Remembering Dr. Jung's birthday smacks of sentimentality. Still I must shamelessly confess that all things Jung mean something special to me. Recently, Marvin Spiegelman wrote a wonderful review of my new book, Embodying Osiris, for the Jung Journal. Aside from the complementary things he wrote, I treasure it for the fact that he attended Jung's lectures and personally knew Marie Louise von Franz. Then there is Robert Johnson, my first analyst, who had a session with Jung to discuss a big dream. I could go on with these examples but this is sounding like bragging - which it is not. Admittedly, I've become a groupie in my older age treasuring signed books, collecting old photographs, reading intimate biographical details and yes, remembering Jung's birthday.

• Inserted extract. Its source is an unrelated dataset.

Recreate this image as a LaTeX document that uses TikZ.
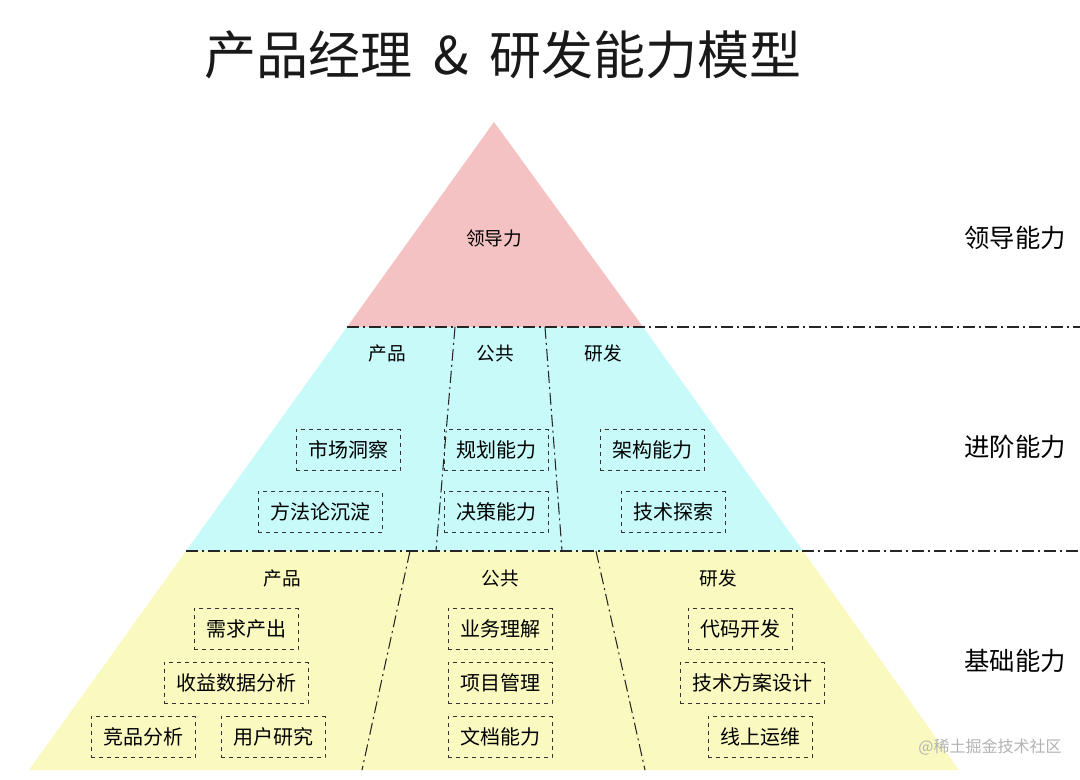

If any defense is needed, I plead "Egyptian." In my research of ancient Egypt, I've learned that these people believed that large reserves of a special magical power, heka, are contained in the gods, the pharaoh and the ancestors. This is the reason why we find the graves of masons, builders and even commoners buried need the pyramids. In one case, a man sneaked his dead child into the tomb of a pharaoh, hoping his child would thereby become immortal. (A ruined ritual described in the Osiris myth suggests a similar experiment.) As a kid growing up in a staunch Catholic tradition, I was impressed with the sacredness of relics - the bones of saints, popes, even some say, splinters from Christ's cross. If we translate heka into its modern equivalent, libido, an explanation for my sentimentality offers itself: I am attracted to the energetic power of life. Call me primitive, magical, Egyptian, whatever, but I believe in the flow of psychic energy and its powerful effects. Venerating Jung's birthday does not, in my view, elevate him to god status, but he does fall into that last category - ancestor.

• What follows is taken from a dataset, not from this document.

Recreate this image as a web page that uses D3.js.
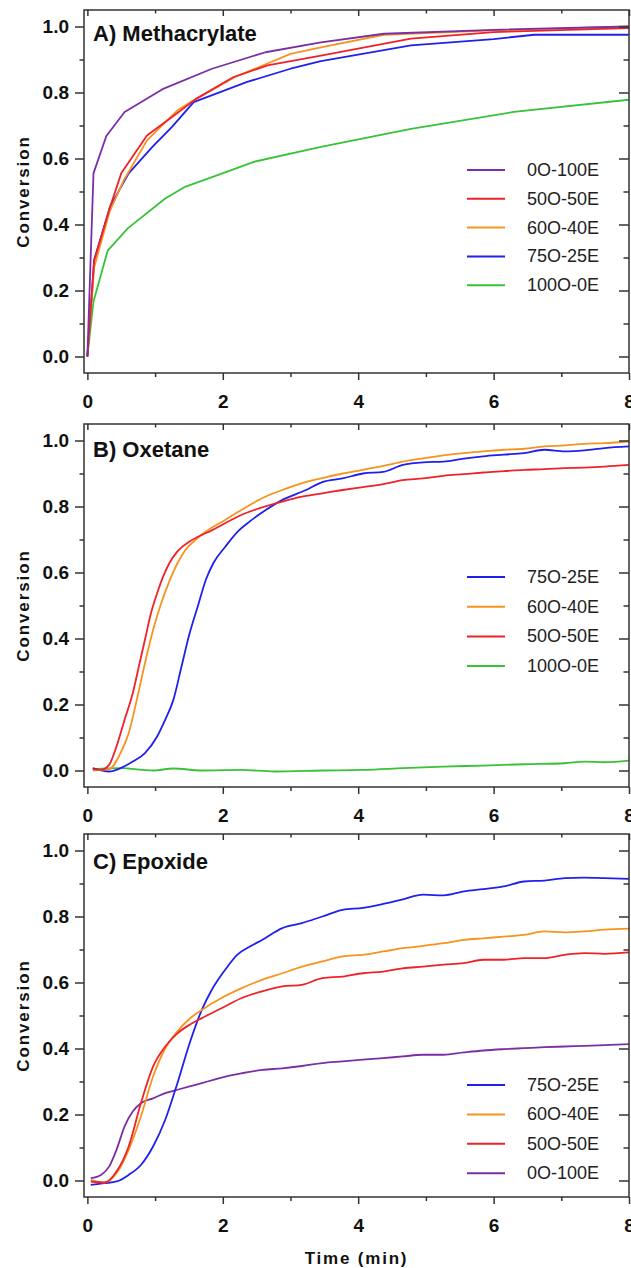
<!DOCTYPE html>
<html>
<head>
<meta charset="utf-8">
<script src="https://cdn.jsdelivr.net/npm/d3@7"></script>
<style>
  html, body { margin: 0; padding: 0; background: #fff; }
  svg { display: block; }
  text { font-family: "Liberation Sans", Arial, sans-serif; }
</style>
</head>
<body>
<svg id="chart" width="631" height="1268"></svg>
<script>
// ---- Data: conversion vs. time (min) ----
const xTickValues = [0, 1, 2, 3, 4, 5, 6, 7, 8];
const xTickLabels = ["0", "", "2", "", "4", "", "6", "", "8"];
const yTickValues = [0, 0.1, 0.2, 0.3, 0.4, 0.5, 0.6, 0.7, 0.8, 0.9, 1.0];
const yTickLabels = ["0.0", "", "0.2", "", "0.4", "", "0.6", "", "0.8", "", "1.0"];

// A) Methacrylate
const methSeriesNames = ["0O-100E", "50O-50E", "60O-40E", "75O-25E", "100O-0E"];
const meth0O100E = [[0,0],[0.09,0.555],[0.28,0.668],[0.55,0.741],[1.11,0.81],[1.84,0.872],[2.63,0.922],[3.45,0.952],[4.38,0.978],[6.0,0.99],[8.0,1.0]];
const meth50O50E = [[0,0],[0.1,0.29],[0.33,0.45],[0.5,0.555],[0.88,0.67],[1.28,0.73],[1.6,0.78],[2.16,0.847],[2.66,0.882],[3.45,0.912],[4.78,0.963],[6.0,0.983],[8.0,0.995]];
const meth60O40E = [[0,0],[0.1,0.27],[0.33,0.44],[0.54,0.535],[0.88,0.655],[1.33,0.746],[1.6,0.78],[2.16,0.845],[3.0,0.917],[3.45,0.937],[4.38,0.975],[6.0,0.988],[8.0,1.0]];
const meth75O25E = [[0,0],[0.1,0.293],[0.335,0.454],[0.61,0.555],[0.96,0.635],[1.25,0.696],[1.57,0.771],[2.36,0.832],[3.0,0.872],[3.45,0.895],[4.78,0.943],[6.0,0.962],[6.6,0.975],[8.0,0.975]];
const meth100O0E = [[0,0],[0.09,0.167],[0.3,0.321],[0.6,0.389],[1.15,0.479],[1.45,0.515],[1.75,0.537],[2.46,0.59],[3.45,0.635],[4.78,0.69],[6.3,0.741],[8.0,0.778]];

// B) Oxetane
const oxSeriesNames = ["75O-25E", "60O-40E", "50O-50E", "100O-0E"];
const ox75O25E = [[0.08,0.007],[0.32,-0.003],[0.49,0.007],[0.67,0.027],[0.85,0.053],[1.03,0.103],[1.15,0.154],[1.27,0.214],[1.39,0.315],[1.51,0.416],[1.63,0.497],[1.75,0.578],[1.86,0.628],[2.04,0.679],[2.22,0.724],[2.4,0.755],[2.64,0.79],[2.88,0.82],[3.23,0.85],[3.47,0.874],[3.77,0.885],[4.07,0.9],[4.37,0.905],[4.66,0.926],[4.96,0.934],[5.26,0.936],[5.56,0.945],[5.85,0.952],[6.15,0.957],[6.45,0.962],[6.75,0.972],[7.05,0.967],[7.34,0.97],[7.64,0.977],[8.0,0.982]];
const ox60O40E = [[0.08,0.0],[0.32,0.004],[0.49,0.053],[0.61,0.113],[0.73,0.214],[0.85,0.325],[0.97,0.426],[1.09,0.507],[1.21,0.573],[1.33,0.628],[1.45,0.669],[1.57,0.694],[1.75,0.724],[2.04,0.76],[2.28,0.79],[2.58,0.825],[2.88,0.85],[3.17,0.871],[3.47,0.886],[3.77,0.9],[4.07,0.911],[4.37,0.923],[4.66,0.936],[4.96,0.946],[5.26,0.955],[5.56,0.962],[5.85,0.967],[6.15,0.972],[6.45,0.975],[6.75,0.982],[7.05,0.985],[7.34,0.99],[7.64,0.992],[8.0,0.997]];
const ox50O50E = [[0.08,0.004],[0.2,0.002],[0.32,0.017],[0.43,0.073],[0.55,0.154],[0.67,0.234],[0.76,0.315],[0.85,0.396],[0.94,0.477],[1.03,0.537],[1.12,0.588],[1.21,0.628],[1.33,0.664],[1.51,0.694],[1.69,0.714],[1.8,0.724],[2.28,0.775],[2.88,0.815],[3.17,0.83],[3.47,0.84],[3.77,0.85],[4.07,0.859],[4.37,0.868],[4.66,0.88],[4.96,0.885],[5.26,0.893],[5.56,0.898],[5.85,0.903],[6.15,0.907],[6.45,0.911],[6.75,0.913],[7.05,0.916],[7.34,0.918],[7.64,0.921],[8.0,0.926]];
const ox100O0E = [[0.08,0.004],[0.49,0.007],[0.97,0.0],[1.27,0.006],[1.69,0.0],[2.28,0.002],[2.76,-0.003],[3.47,0.0],[4.07,0.002],[4.66,0.007],[5.26,0.012],[5.85,0.015],[6.45,0.019],[7.05,0.022],[7.34,0.027],[7.64,0.025],[8.0,0.03]];

// C) Epoxide
const epSeriesNames = ["75O-25E", "60O-40E", "50O-50E", "0O-100E"];
const ep75O25E = [[0.05,-0.013],[0.26,-0.008],[0.43,-0.003],[0.61,0.017],[0.79,0.047],[0.97,0.103],[1.15,0.184],[1.33,0.295],[1.51,0.416],[1.69,0.517],[1.83,0.575],[2.04,0.64],[2.22,0.685],[2.4,0.709],[2.58,0.729],[2.88,0.765],[3.17,0.78],[3.47,0.8],[3.77,0.82],[4.07,0.826],[4.37,0.838],[4.66,0.852],[4.96,0.866],[5.26,0.864],[5.56,0.876],[5.85,0.883],[6.15,0.891],[6.45,0.906],[6.75,0.909],[7.05,0.916],[7.34,0.918],[7.64,0.916],[8.0,0.914]];
const ep60O40E = [[0.05,0.002],[0.26,-0.006],[0.43,0.022],[0.61,0.093],[0.79,0.194],[0.97,0.315],[1.15,0.4],[1.33,0.452],[1.51,0.49],[1.69,0.517],[1.98,0.553],[2.28,0.583],[2.58,0.608],[2.88,0.628],[3.17,0.648],[3.47,0.664],[3.77,0.679],[4.07,0.684],[4.37,0.694],[4.66,0.704],[4.96,0.711],[5.26,0.719],[5.56,0.729],[5.85,0.734],[6.15,0.739],[6.45,0.744],[6.75,0.755],[7.05,0.752],[7.34,0.755],[7.64,0.76],[8.0,0.763]];
const ep50O50E = [[0.05,-0.003],[0.26,-0.006],[0.43,0.027],[0.61,0.103],[0.79,0.234],[0.97,0.345],[1.15,0.406],[1.33,0.446],[1.51,0.472],[1.69,0.492],[1.98,0.522],[2.28,0.553],[2.58,0.573],[2.88,0.588],[3.17,0.593],[3.47,0.613],[3.77,0.618],[4.07,0.628],[4.37,0.633],[4.66,0.643],[4.96,0.648],[5.26,0.654],[5.56,0.659],[5.85,0.669],[6.15,0.669],[6.45,0.674],[6.75,0.674],[7.05,0.684],[7.34,0.689],[7.64,0.687],[8.0,0.691]];
const ep0O100E = [[0.05,0.007],[0.2,0.017],[0.32,0.042],[0.43,0.093],[0.55,0.164],[0.67,0.209],[0.79,0.234],[0.97,0.249],[1.15,0.265],[1.33,0.275],[1.51,0.285],[1.69,0.295],[1.86,0.305],[2.04,0.315],[2.28,0.325],[2.58,0.335],[2.88,0.34],[3.17,0.347],[3.47,0.356],[3.77,0.361],[4.07,0.366],[4.37,0.371],[4.66,0.376],[4.96,0.381],[5.26,0.381],[5.56,0.388],[5.85,0.394],[6.15,0.398],[6.45,0.401],[6.75,0.404],[7.05,0.406],[7.34,0.408],[7.64,0.41],[8.0,0.413]];

// ---- Styling ----
const seriesColor = {
  "0O-100E": "#7a2fa6",
  "50O-50E": "#ee2228",
  "60O-40E": "#f7931e",
  "75O-25E": "#2020ee",
  "100O-0E": "#38c238"
};

const panels = [
  { title: "A) Methacrylate", top: 10, titleDy: 31, names: methSeriesNames,
    series: [meth0O100E, meth50O50E, meth60O40E, meth75O25E, meth100O0E],
    drawOrder: [4, 3, 2, 1, 0], curve: d3.curveLinear,
    legendTop: 170, legendStep: 28.8 },
  { title: "B) Oxetane", top: 424, titleDy: 33, names: oxSeriesNames,
    series: [ox75O25E, ox60O40E, ox50O50E, ox100O0E],
    drawOrder: [3, 0, 1, 2], curve: d3.curveMonotoneX,
    legendTop: 577, legendStep: 29.7 },
  { title: "C) Epoxide", top: 834, titleDy: 35, names: epSeriesNames,
    series: [ep75O25E, ep60O40E, ep50O50E, ep0O100E],
    drawOrder: [3, 0, 1, 2], curve: d3.curveMonotoneX,
    legendTop: 1085, legendStep: 29.4 }
];

const frameLeft = 84, frameRight = 629, panelHeight = 363;
const axisColor = "#333";
const svg = d3.select("#chart");

const x = d3.scaleLinear().domain([-0.05, 8]).range([frameLeft, frameRight]);

panels.forEach((p, pi) => {
  const top = p.top, bottom = p.top + panelHeight;
  const y = d3.scaleLinear().domain([-0.05, 1.05]).range([bottom, top]);
  const g = svg.append("g");

  const clipId = "clip" + pi;
  g.append("clipPath").attr("id", clipId)
    .append("rect").attr("x", frameLeft).attr("y", top)
    .attr("width", frameRight - frameLeft).attr("height", panelHeight);

  // Data lines
  const line = d3.line().x(d => x(d[0])).y(d => y(d[1])).curve(p.curve);
  p.drawOrder.forEach(i => {
    g.append("path")
      .attr("clip-path", `url(#${clipId})`)
      .attr("d", line(p.series[i]))
      .attr("fill", "none")
      .attr("stroke", seriesColor[p.names[i]])
      .attr("stroke-width", 1.8)
      .attr("stroke-linejoin", "round");
  });

  // Bottom axis (outward ticks, labels at even minutes)
  const bottomAxis = g.append("g").attr("transform", `translate(0,${bottom})`)
    .call(d3.axisBottom(x).tickValues(xTickValues)
      .tickFormat((d, i) => xTickLabels[i]).tickSizeOuter(0).tickPadding(10));
  bottomAxis.selectAll(".tick line")
    .attr("y2", d => d % 2 === 0 ? 7 : 4);
  // Top axis (inward ticks)
  const topAxis = g.append("g").attr("transform", `translate(0,${top})`)
    .call(d3.axisTop(x).tickValues(xTickValues).tickFormat("").tickSizeOuter(0));
  topAxis.selectAll(".tick line").attr("y2", d => d % 2 === 0 ? 6 : 3.5);
  // Left axis (outward ticks)
  const leftAxis = g.append("g").attr("transform", `translate(${frameLeft},0)`)
    .call(d3.axisLeft(y).tickValues(yTickValues)
      .tickFormat((d, i) => yTickLabels[i]).tickSizeOuter(0).tickPadding(6));
  leftAxis.selectAll(".tick line")
    .attr("x2", (d, i) => i % 2 === 0 ? -9 : -4.5);
  leftAxis.selectAll(".tick text").attr("x", -15);
  // Right axis (inward ticks)
  const rightAxis = g.append("g").attr("transform", `translate(${frameRight},0)`)
    .call(d3.axisRight(y).tickValues(yTickValues).tickFormat("").tickSizeOuter(0));
  rightAxis.selectAll(".tick line")
    .attr("x2", (d, i) => i % 2 === 0 ? -10 : -5.5);

  [bottomAxis, topAxis, leftAxis, rightAxis].forEach(ax => {
    ax.select(".domain").remove();
    ax.selectAll(".tick line").attr("stroke", axisColor).attr("stroke-width", 1.5);
    ax.selectAll(".tick text")
      .attr("fill", "#111").attr("font-size", 19).attr("font-weight", "bold")
      .attr("font-family", '"Liberation Sans", Arial, sans-serif');
  });
  bottomAxis.selectAll(".tick text").attr("dy", "1.0em");

  // Frame
  g.append("rect")
    .attr("x", frameLeft).attr("y", top)
    .attr("width", frameRight - frameLeft).attr("height", panelHeight)
    .attr("fill", "none").attr("stroke", axisColor).attr("stroke-width", 1.5);

  // Panel title
  g.append("text")
    .attr("x", 93).attr("y", top + p.titleDy)
    .attr("font-size", 22).attr("font-weight", "bold").attr("fill", "#111")
    .text(p.title);

  // Y axis title
  g.append("text")
    .attr("transform", `translate(23,${(top + bottom) / 2}) rotate(-90)`)
    .attr("text-anchor", "middle").attr("dominant-baseline", "central")
    .attr("font-size", 17).attr("font-weight", "bold").attr("letter-spacing", 1.9)
    .attr("fill", "#111")
    .text("Conversion");

  // Legend
  const legend = g.append("g");
  p.names.forEach((name, i) => {
    const ly = p.legendTop + i * p.legendStep;
    legend.append("line")
      .attr("x1", 467).attr("x2", 505).attr("y1", ly).attr("y2", ly)
      .attr("stroke", seriesColor[name]).attr("stroke-width", 2);
    legend.append("text")
      .attr("x", 527).attr("y", ly).attr("dominant-baseline", "central")
      .attr("font-size", 18).attr("fill", "#222")
      .text(name);
  });

  // X axis title (bottom panel only)
  if (pi === panels.length - 1) {
    g.append("text")
      .attr("x", (frameLeft + frameRight) / 2).attr("y", bottom + 67)
      .attr("text-anchor", "middle")
      .attr("font-size", 17).attr("font-weight", "bold").attr("letter-spacing", 1.8)
      .attr("fill", "#111")
      .text("Time (min)");
  }
});
</script>
</body>
</html>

Just as Jung thought himself a distant relative of Goethe, I like to imagine that I am Jung's kin. And just like his biological relatives who long protected his Red Book from being published, I feel a similar duty in carrying on his tradition through my writing, speaking and therapy work. I feel as though I was born into this family and in it I find a natural kinship with others who feel as I do. So let us cousins celebrate the birthday of this great man and carry on the work he started. There is a lot to do!!